To my own UK perspective it seems a peculiarly USA phenomenon.

Over here we have no televised sport from academic institutions. it simply does not appear on the radar.
There is an annual boat race between Oxford and Cambridge which is interesting for an afternoon but that is it. I can’t vouch for it but I suspect most of Europe is the same.

Why it should be so I don’t know other that we do tend to have more developed systems of feeder leagues plus promotion/relegation so there is plenty going on outside of the big leagues and perhaps no need for college sport to fill that gap.

IIRC, the University Match between Oxford and Cambridge (cricket) I saw televised (and pretty full at the Stadium. And Public Schools-University-County-Test side (Alister Cook is a recent example) is still a pretty common route in cricket. But, yes, the amount of attention given to college sports os rather different, college sports are an end to themselves there as opposed to merely being nurseries for the future.
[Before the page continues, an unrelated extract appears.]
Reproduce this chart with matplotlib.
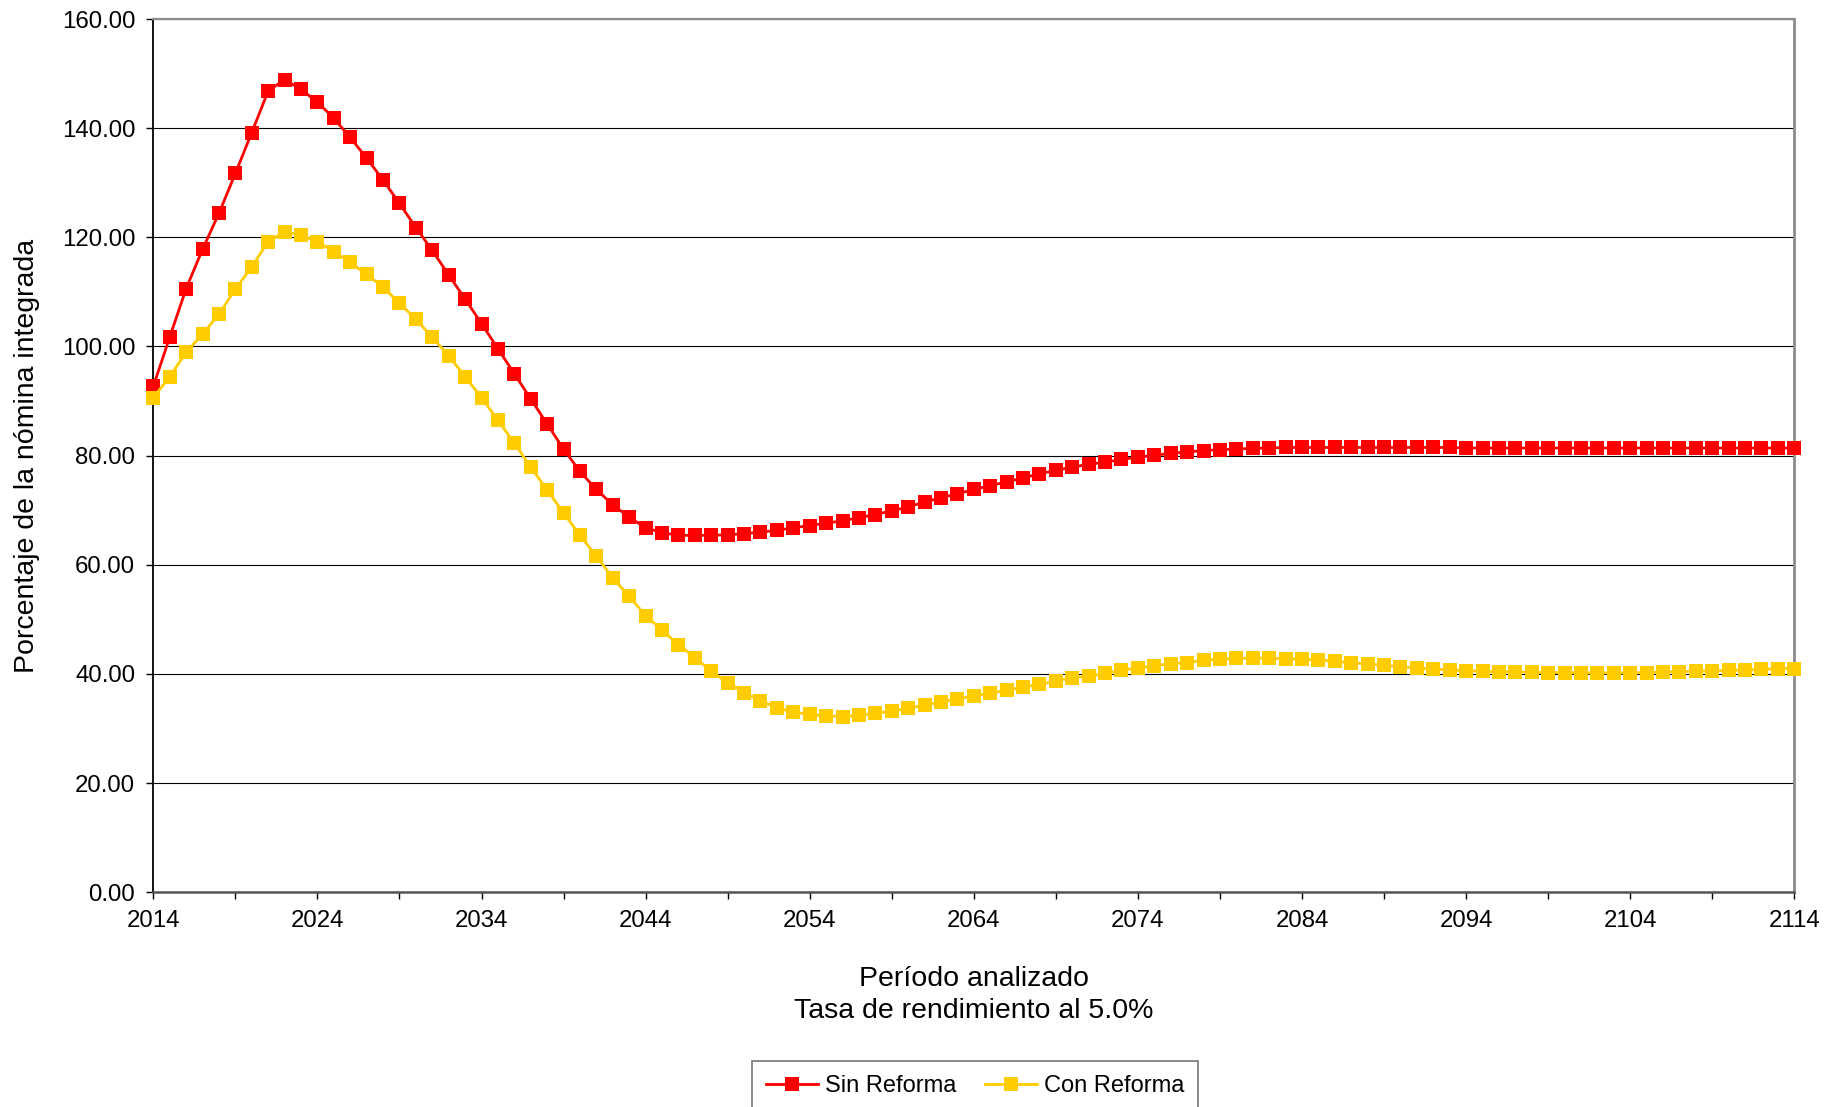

Renaissance man, also called Universal Man, Italian Uomo Universale, an ideal that developed in Renaissance Italy from the notion expressed by one of its most accomplished representatives, Leon Battista Alberti (1404–72), that “a man can do all things if he will.” The ideal embodied the basic tenets of Renaissance Humanism, which considered man the centre of the universe, limitless in his capacities for development, and led to the notion that men should try to embrace all knowledge and develop their own capacities as fully as possible.”